### Work to complete
Each line below must be set down exactly; omit any image you find.

━━━━━━━━━━━━━━━━━━━━━━━━━━━━━━

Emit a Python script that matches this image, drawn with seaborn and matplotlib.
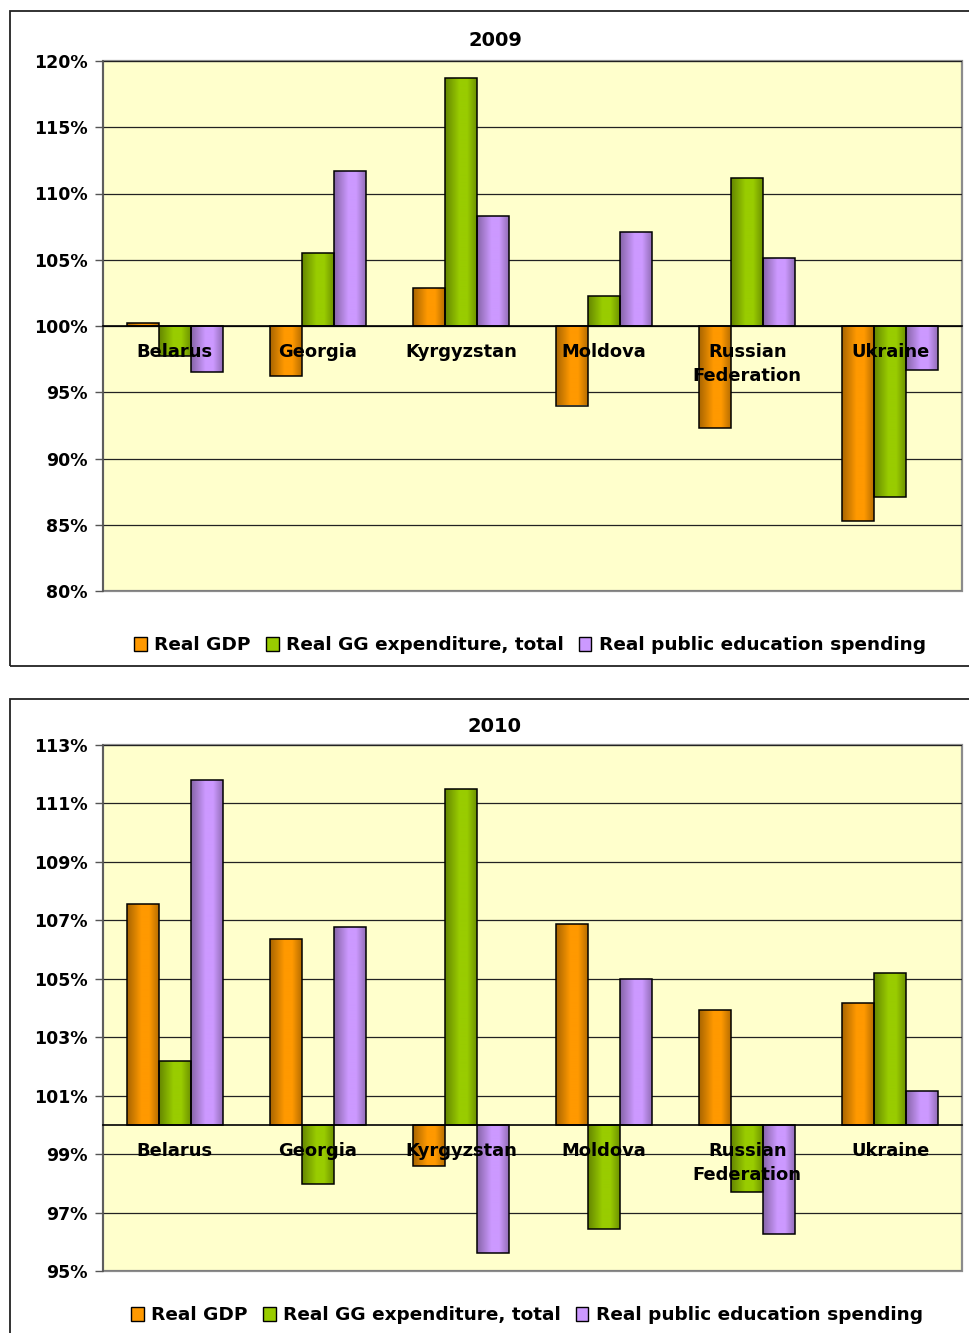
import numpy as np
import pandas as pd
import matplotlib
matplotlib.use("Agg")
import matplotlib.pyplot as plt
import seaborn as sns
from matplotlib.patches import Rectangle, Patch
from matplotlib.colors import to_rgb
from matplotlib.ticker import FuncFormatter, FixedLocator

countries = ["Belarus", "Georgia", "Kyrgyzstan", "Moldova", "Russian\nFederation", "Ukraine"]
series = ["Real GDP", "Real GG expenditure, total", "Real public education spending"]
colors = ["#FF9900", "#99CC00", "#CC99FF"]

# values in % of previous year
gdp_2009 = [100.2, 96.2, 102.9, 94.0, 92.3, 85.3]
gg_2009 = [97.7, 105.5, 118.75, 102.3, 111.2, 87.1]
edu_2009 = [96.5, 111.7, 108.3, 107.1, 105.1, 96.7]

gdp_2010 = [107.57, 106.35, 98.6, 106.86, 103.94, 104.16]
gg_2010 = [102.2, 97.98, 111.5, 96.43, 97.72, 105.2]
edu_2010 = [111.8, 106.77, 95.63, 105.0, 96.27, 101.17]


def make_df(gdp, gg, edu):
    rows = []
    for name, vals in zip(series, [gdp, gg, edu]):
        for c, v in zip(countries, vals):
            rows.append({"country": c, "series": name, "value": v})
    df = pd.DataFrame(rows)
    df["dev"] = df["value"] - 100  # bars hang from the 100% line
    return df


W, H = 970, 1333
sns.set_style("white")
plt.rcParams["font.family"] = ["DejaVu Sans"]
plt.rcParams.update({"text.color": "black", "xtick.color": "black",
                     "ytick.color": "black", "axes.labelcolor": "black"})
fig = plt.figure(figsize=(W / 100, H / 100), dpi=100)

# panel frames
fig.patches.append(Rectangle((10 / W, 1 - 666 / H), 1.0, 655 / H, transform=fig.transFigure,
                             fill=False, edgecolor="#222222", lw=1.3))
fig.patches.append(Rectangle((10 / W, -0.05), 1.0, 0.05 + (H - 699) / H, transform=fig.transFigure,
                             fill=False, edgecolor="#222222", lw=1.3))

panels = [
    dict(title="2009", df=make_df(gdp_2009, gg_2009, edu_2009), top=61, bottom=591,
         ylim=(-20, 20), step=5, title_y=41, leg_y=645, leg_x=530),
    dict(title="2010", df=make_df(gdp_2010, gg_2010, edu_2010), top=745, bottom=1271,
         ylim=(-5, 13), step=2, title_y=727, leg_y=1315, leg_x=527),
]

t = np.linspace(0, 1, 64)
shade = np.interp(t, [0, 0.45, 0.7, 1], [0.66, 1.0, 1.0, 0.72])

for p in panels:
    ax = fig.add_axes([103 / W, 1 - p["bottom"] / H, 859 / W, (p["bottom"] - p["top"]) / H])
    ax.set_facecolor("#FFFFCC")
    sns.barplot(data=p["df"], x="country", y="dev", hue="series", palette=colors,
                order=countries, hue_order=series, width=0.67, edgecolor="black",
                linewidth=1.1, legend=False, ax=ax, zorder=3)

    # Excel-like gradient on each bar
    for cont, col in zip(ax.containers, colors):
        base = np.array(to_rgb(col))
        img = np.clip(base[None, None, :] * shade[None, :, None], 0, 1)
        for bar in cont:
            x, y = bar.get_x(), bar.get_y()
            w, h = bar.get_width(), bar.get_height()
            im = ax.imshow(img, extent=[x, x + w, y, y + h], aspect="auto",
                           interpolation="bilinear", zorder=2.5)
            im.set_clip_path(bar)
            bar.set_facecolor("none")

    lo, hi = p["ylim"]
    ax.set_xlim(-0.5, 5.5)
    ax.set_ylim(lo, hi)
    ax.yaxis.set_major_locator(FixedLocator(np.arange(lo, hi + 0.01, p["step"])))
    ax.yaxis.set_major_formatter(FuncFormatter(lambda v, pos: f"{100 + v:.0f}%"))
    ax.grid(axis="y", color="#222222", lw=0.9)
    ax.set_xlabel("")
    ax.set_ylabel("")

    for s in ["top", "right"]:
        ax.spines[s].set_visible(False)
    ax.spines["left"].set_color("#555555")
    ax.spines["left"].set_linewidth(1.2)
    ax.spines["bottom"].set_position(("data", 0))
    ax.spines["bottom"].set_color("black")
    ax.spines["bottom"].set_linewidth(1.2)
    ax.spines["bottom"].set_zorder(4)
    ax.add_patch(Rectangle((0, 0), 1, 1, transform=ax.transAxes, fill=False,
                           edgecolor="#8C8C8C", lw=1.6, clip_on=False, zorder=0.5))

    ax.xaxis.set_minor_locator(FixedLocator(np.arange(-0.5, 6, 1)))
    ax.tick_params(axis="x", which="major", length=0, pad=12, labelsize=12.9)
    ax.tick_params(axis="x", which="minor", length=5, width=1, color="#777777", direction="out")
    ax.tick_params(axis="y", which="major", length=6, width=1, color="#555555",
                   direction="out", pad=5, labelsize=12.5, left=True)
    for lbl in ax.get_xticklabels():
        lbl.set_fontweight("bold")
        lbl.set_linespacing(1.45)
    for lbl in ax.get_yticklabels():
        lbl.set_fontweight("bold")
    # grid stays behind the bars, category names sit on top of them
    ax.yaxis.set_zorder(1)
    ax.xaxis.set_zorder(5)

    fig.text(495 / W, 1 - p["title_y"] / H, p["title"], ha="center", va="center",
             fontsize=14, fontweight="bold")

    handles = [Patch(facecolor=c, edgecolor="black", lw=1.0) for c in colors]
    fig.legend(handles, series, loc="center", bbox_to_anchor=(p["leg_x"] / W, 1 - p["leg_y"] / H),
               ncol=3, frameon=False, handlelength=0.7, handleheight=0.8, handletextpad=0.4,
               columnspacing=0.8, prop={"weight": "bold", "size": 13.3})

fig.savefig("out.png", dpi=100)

━━━━━━━━━━━━━━━━━━━━━━━━━━━━━━

### Solution for this exercise
Emit a Python script that matches this image, drawn with seaborn and matplotlib.
import numpy as np
import pandas as pd
import matplotlib
matplotlib.use("Agg")
import matplotlib.pyplot as plt
import seaborn as sns
from matplotlib.patches import Rectangle, Patch
from matplotlib.colors import to_rgb
from matplotlib.ticker import FuncFormatter, FixedLocator

countries = ["Belarus", "Georgia", "Kyrgyzstan", "Moldova", "Russian\nFederation", "Ukraine"]
series = ["Real GDP", "Real GG expenditure, total", "Real public education spending"]
colors = ["#FF9900", "#99CC00", "#CC99FF"]

# values in % of previous year
gdp_2009 = [100.2, 96.2, 102.9, 94.0, 92.3, 85.3]
gg_2009 = [97.7, 105.5, 118.75, 102.3, 111.2, 87.1]
edu_2009 = [96.5, 111.7, 108.3, 107.1, 105.1, 96.7]

gdp_2010 = [107.57, 106.35, 98.6, 106.86, 103.94, 104.16]
gg_2010 = [102.2, 97.98, 111.5, 96.43, 97.72, 105.2]
edu_2010 = [111.8, 106.77, 95.63, 105.0, 96.27, 101.17]


def make_df(gdp, gg, edu):
    rows = []
    for name, vals in zip(series, [gdp, gg, edu]):
        for c, v in zip(countries, vals):
            rows.append({"country": c, "series": name, "value": v})
    df = pd.DataFrame(rows)
    df["dev"] = df["value"] - 100  # bars hang from the 100% line
    return df


W, H = 970, 1333
sns.set_style("white")
plt.rcParams["font.family"] = ["DejaVu Sans"]
plt.rcParams.update({"text.color": "black", "xtick.color": "black",
                     "ytick.color": "black", "axes.labelcolor": "black"})
fig = plt.figure(figsize=(W / 100, H / 100), dpi=100)

# panel frames
fig.patches.append(Rectangle((10 / W, 1 - 666 / H), 1.0, 655 / H, transform=fig.transFigure,
                             fill=False, edgecolor="#222222", lw=1.3))
fig.patches.append(Rectangle((10 / W, -0.05), 1.0, 0.05 + (H - 699) / H, transform=fig.transFigure,
                             fill=False, edgecolor="#222222", lw=1.3))

panels = [
    dict(title="2009", df=make_df(gdp_2009, gg_2009, edu_2009), top=61, bottom=591,
         ylim=(-20, 20), step=5, title_y=41, leg_y=645, leg_x=530),
    dict(title="2010", df=make_df(gdp_2010, gg_2010, edu_2010), top=745, bottom=1271,
         ylim=(-5, 13), step=2, title_y=727, leg_y=1315, leg_x=527),
]

t = np.linspace(0, 1, 64)
shade = np.interp(t, [0, 0.45, 0.7, 1], [0.66, 1.0, 1.0, 0.72])

for p in panels:
    ax = fig.add_axes([103 / W, 1 - p["bottom"] / H, 859 / W, (p["bottom"] - p["top"]) / H])
    ax.set_facecolor("#FFFFCC")
    sns.barplot(data=p["df"], x="country", y="dev", hue="series", palette=colors,
                order=countries, hue_order=series, width=0.67, edgecolor="black",
                linewidth=1.1, legend=False, ax=ax, zorder=3)

    # Excel-like gradient on each bar
    for cont, col in zip(ax.containers, colors):
        base = np.array(to_rgb(col))
        img = np.clip(base[None, None, :] * shade[None, :, None], 0, 1)
        for bar in cont:
            x, y = bar.get_x(), bar.get_y()
            w, h = bar.get_width(), bar.get_height()
            im = ax.imshow(img, extent=[x, x + w, y, y + h], aspect="auto",
                           interpolation="bilinear", zorder=2.5)
            im.set_clip_path(bar)
            bar.set_facecolor("none")

    lo, hi = p["ylim"]
    ax.set_xlim(-0.5, 5.5)
    ax.set_ylim(lo, hi)
    ax.yaxis.set_major_locator(FixedLocator(np.arange(lo, hi + 0.01, p["step"])))
    ax.yaxis.set_major_formatter(FuncFormatter(lambda v, pos: f"{100 + v:.0f}%"))
    ax.grid(axis="y", color="#222222", lw=0.9)
    ax.set_xlabel("")
    ax.set_ylabel("")

    for s in ["top", "right"]:
        ax.spines[s].set_visible(False)
    ax.spines["left"].set_color("#555555")
    ax.spines["left"].set_linewidth(1.2)
    ax.spines["bottom"].set_position(("data", 0))
    ax.spines["bottom"].set_color("black")
    ax.spines["bottom"].set_linewidth(1.2)
    ax.spines["bottom"].set_zorder(4)
    ax.add_patch(Rectangle((0, 0), 1, 1, transform=ax.transAxes, fill=False,
                           edgecolor="#8C8C8C", lw=1.6, clip_on=False, zorder=0.5))

    ax.xaxis.set_minor_locator(FixedLocator(np.arange(-0.5, 6, 1)))
    ax.tick_params(axis="x", which="major", length=0, pad=12, labelsize=12.9)
    ax.tick_params(axis="x", which="minor", length=5, width=1, color="#777777", direction="out")
    ax.tick_params(axis="y", which="major", length=6, width=1, color="#555555",
                   direction="out", pad=5, labelsize=12.5, left=True)
    for lbl in ax.get_xticklabels():
        lbl.set_fontweight("bold")
        lbl.set_linespacing(1.45)
    for lbl in ax.get_yticklabels():
        lbl.set_fontweight("bold")
    # grid stays behind the bars, category names sit on top of them
    ax.yaxis.set_zorder(1)
    ax.xaxis.set_zorder(5)

    fig.text(495 / W, 1 - p["title_y"] / H, p["title"], ha="center", va="center",
             fontsize=14, fontweight="bold")

    handles = [Patch(facecolor=c, edgecolor="black", lw=1.0) for c in colors]
    fig.legend(handles, series, loc="center", bbox_to_anchor=(p["leg_x"] / W, 1 - p["leg_y"] / H),
               ncol=3, frameon=False, handlelength=0.7, handleheight=0.8, handletextpad=0.4,
               columnspacing=0.8, prop={"weight": "bold", "size": 13.3})

fig.savefig("out.png", dpi=100)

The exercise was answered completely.